Would you write out the listing verbatim and skip every picture in it?

begin Given data

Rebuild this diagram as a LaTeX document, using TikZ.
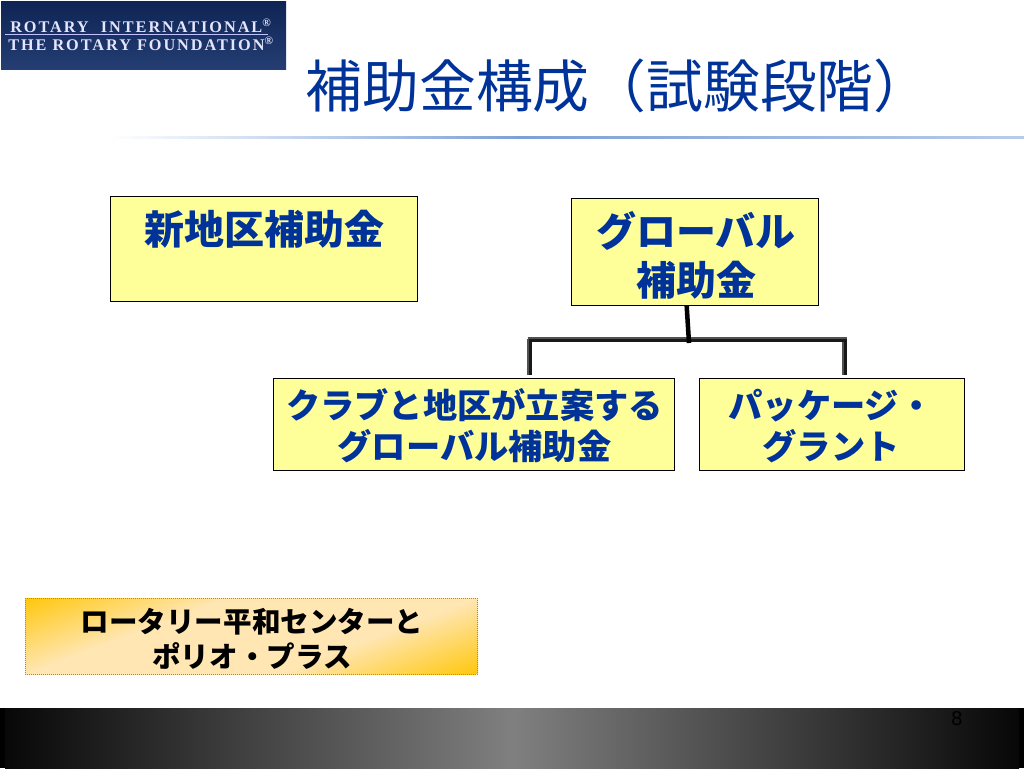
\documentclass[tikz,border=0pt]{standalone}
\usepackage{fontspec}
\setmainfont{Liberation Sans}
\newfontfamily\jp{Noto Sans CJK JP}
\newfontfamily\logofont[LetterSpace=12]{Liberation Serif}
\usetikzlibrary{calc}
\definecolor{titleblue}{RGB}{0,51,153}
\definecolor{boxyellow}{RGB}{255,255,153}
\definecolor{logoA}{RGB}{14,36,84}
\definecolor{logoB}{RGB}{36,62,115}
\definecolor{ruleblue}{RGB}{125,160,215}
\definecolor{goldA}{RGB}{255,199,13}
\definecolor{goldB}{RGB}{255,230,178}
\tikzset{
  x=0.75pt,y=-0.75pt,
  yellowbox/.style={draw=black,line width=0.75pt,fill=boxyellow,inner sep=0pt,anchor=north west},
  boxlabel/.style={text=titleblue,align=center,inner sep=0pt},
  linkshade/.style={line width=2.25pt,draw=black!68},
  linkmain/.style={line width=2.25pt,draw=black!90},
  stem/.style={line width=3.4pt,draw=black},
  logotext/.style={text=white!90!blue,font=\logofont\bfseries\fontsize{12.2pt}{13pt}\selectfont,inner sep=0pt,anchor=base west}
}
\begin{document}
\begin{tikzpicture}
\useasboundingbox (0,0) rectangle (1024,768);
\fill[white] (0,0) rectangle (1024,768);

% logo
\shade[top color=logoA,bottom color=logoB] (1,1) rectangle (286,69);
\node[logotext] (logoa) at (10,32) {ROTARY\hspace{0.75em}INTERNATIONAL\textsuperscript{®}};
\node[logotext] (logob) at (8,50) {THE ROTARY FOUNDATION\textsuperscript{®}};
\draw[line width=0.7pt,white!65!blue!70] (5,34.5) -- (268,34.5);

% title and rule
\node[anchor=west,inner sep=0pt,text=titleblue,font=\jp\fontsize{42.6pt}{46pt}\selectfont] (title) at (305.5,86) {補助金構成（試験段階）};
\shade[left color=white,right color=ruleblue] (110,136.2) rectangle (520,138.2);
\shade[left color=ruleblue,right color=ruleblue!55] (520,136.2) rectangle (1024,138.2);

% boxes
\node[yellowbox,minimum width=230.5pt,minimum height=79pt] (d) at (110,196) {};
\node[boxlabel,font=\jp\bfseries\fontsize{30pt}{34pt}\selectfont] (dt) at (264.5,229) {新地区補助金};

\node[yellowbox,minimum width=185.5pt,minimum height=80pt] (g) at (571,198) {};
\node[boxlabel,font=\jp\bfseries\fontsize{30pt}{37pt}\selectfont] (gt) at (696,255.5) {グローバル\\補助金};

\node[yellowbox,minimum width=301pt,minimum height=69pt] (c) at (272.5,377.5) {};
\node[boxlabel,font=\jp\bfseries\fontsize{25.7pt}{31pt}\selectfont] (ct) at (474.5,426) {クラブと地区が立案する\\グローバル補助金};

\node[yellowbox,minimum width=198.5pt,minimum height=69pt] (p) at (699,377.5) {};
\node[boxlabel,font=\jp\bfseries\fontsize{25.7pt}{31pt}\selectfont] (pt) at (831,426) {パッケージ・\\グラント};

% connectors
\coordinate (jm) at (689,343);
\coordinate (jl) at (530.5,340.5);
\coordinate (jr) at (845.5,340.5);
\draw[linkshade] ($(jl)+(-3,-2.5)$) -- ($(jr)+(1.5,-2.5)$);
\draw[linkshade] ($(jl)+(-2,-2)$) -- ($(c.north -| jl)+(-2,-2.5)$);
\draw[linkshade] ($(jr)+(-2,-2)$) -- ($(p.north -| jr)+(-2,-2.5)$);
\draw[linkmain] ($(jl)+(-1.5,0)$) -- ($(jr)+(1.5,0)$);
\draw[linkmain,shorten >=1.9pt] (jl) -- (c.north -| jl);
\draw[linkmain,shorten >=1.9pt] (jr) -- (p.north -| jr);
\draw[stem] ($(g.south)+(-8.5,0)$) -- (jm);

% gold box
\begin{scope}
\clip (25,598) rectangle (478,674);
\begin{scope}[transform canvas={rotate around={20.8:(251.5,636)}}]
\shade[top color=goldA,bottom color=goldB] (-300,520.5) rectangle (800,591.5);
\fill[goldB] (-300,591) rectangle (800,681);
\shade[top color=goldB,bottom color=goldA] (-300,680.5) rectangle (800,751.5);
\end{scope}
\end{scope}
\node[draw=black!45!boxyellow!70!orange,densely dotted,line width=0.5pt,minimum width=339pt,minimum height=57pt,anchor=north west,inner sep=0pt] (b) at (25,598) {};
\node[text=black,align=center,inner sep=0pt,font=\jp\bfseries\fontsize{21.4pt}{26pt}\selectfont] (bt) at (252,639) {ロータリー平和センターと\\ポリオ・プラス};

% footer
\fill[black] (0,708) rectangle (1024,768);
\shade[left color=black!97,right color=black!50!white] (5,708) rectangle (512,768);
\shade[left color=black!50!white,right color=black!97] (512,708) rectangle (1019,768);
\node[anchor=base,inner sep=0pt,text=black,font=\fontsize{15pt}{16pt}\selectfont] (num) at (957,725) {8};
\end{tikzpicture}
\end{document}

end Given data

- **Response**:
Rebuild this diagram as a LaTeX document, using TikZ.
\documentclass[tikz,border=0pt]{standalone}
\usepackage{fontspec}
\setmainfont{Liberation Sans}
\newfontfamily\jp{Noto Sans CJK JP}
\newfontfamily\logofont[LetterSpace=12]{Liberation Serif}
\usetikzlibrary{calc}
\definecolor{titleblue}{RGB}{0,51,153}
\definecolor{boxyellow}{RGB}{255,255,153}
\definecolor{logoA}{RGB}{14,36,84}
\definecolor{logoB}{RGB}{36,62,115}
\definecolor{ruleblue}{RGB}{125,160,215}
\definecolor{goldA}{RGB}{255,199,13}
\definecolor{goldB}{RGB}{255,230,178}
\tikzset{
  x=0.75pt,y=-0.75pt,
  yellowbox/.style={draw=black,line width=0.75pt,fill=boxyellow,inner sep=0pt,anchor=north west},
  boxlabel/.style={text=titleblue,align=center,inner sep=0pt},
  linkshade/.style={line width=2.25pt,draw=black!68},
  linkmain/.style={line width=2.25pt,draw=black!90},
  stem/.style={line width=3.4pt,draw=black},
  logotext/.style={text=white!90!blue,font=\logofont\bfseries\fontsize{12.2pt}{13pt}\selectfont,inner sep=0pt,anchor=base west}
}
\begin{document}
\begin{tikzpicture}
\useasboundingbox (0,0) rectangle (1024,768);
\fill[white] (0,0) rectangle (1024,768);

% logo
\shade[top color=logoA,bottom color=logoB] (1,1) rectangle (286,69);
\node[logotext] (logoa) at (10,32) {ROTARY\hspace{0.75em}INTERNATIONAL\textsuperscript{®}};
\node[logotext] (logob) at (8,50) {THE ROTARY FOUNDATION\textsuperscript{®}};
\draw[line width=0.7pt,white!65!blue!70] (5,34.5) -- (268,34.5);

% title and rule
\node[anchor=west,inner sep=0pt,text=titleblue,font=\jp\fontsize{42.6pt}{46pt}\selectfont] (title) at (305.5,86) {補助金構成（試験段階）};
\shade[left color=white,right color=ruleblue] (110,136.2) rectangle (520,138.2);
\shade[left color=ruleblue,right color=ruleblue!55] (520,136.2) rectangle (1024,138.2);

% boxes
\node[yellowbox,minimum width=230.5pt,minimum height=79pt] (d) at (110,196) {};
\node[boxlabel,font=\jp\bfseries\fontsize{30pt}{34pt}\selectfont] (dt) at (264.5,229) {新地区補助金};

\node[yellowbox,minimum width=185.5pt,minimum height=80pt] (g) at (571,198) {};
\node[boxlabel,font=\jp\bfseries\fontsize{30pt}{37pt}\selectfont] (gt) at (696,255.5) {グローバル\\補助金};

\node[yellowbox,minimum width=301pt,minimum height=69pt] (c) at (272.5,377.5) {};
\node[boxlabel,font=\jp\bfseries\fontsize{25.7pt}{31pt}\selectfont] (ct) at (474.5,426) {クラブと地区が立案する\\グローバル補助金};

\node[yellowbox,minimum width=198.5pt,minimum height=69pt] (p) at (699,377.5) {};
\node[boxlabel,font=\jp\bfseries\fontsize{25.7pt}{31pt}\selectfont] (pt) at (831,426) {パッケージ・\\グラント};

% connectors
\coordinate (jm) at (689,343);
\coordinate (jl) at (530.5,340.5);
\coordinate (jr) at (845.5,340.5);
\draw[linkshade] ($(jl)+(-3,-2.5)$) -- ($(jr)+(1.5,-2.5)$);
\draw[linkshade] ($(jl)+(-2,-2)$) -- ($(c.north -| jl)+(-2,-2.5)$);
\draw[linkshade] ($(jr)+(-2,-2)$) -- ($(p.north -| jr)+(-2,-2.5)$);
\draw[linkmain] ($(jl)+(-1.5,0)$) -- ($(jr)+(1.5,0)$);
\draw[linkmain,shorten >=1.9pt] (jl) -- (c.north -| jl);
\draw[linkmain,shorten >=1.9pt] (jr) -- (p.north -| jr);
\draw[stem] ($(g.south)+(-8.5,0)$) -- (jm);

% gold box
\begin{scope}
\clip (25,598) rectangle (478,674);
\begin{scope}[transform canvas={rotate around={20.8:(251.5,636)}}]
\shade[top color=goldA,bottom color=goldB] (-300,520.5) rectangle (800,591.5);
\fill[goldB] (-300,591) rectangle (800,681);
\shade[top color=goldB,bottom color=goldA] (-300,680.5) rectangle (800,751.5);
\end{scope}
\end{scope}
\node[draw=black!45!boxyellow!70!orange,densely dotted,line width=0.5pt,minimum width=339pt,minimum height=57pt,anchor=north west,inner sep=0pt] (b) at (25,598) {};
\node[text=black,align=center,inner sep=0pt,font=\jp\bfseries\fontsize{21.4pt}{26pt}\selectfont] (bt) at (252,639) {ロータリー平和センターと\\ポリオ・プラス};

% footer
\fill[black] (0,708) rectangle (1024,768);
\shade[left color=black!97,right color=black!50!white] (5,708) rectangle (512,768);
\shade[left color=black!50!white,right color=black!97] (512,708) rectangle (1019,768);
\node[anchor=base,inner sep=0pt,text=black,font=\fontsize{15pt}{16pt}\selectfont] (num) at (957,725) {8};
\end{tikzpicture}
\end{document}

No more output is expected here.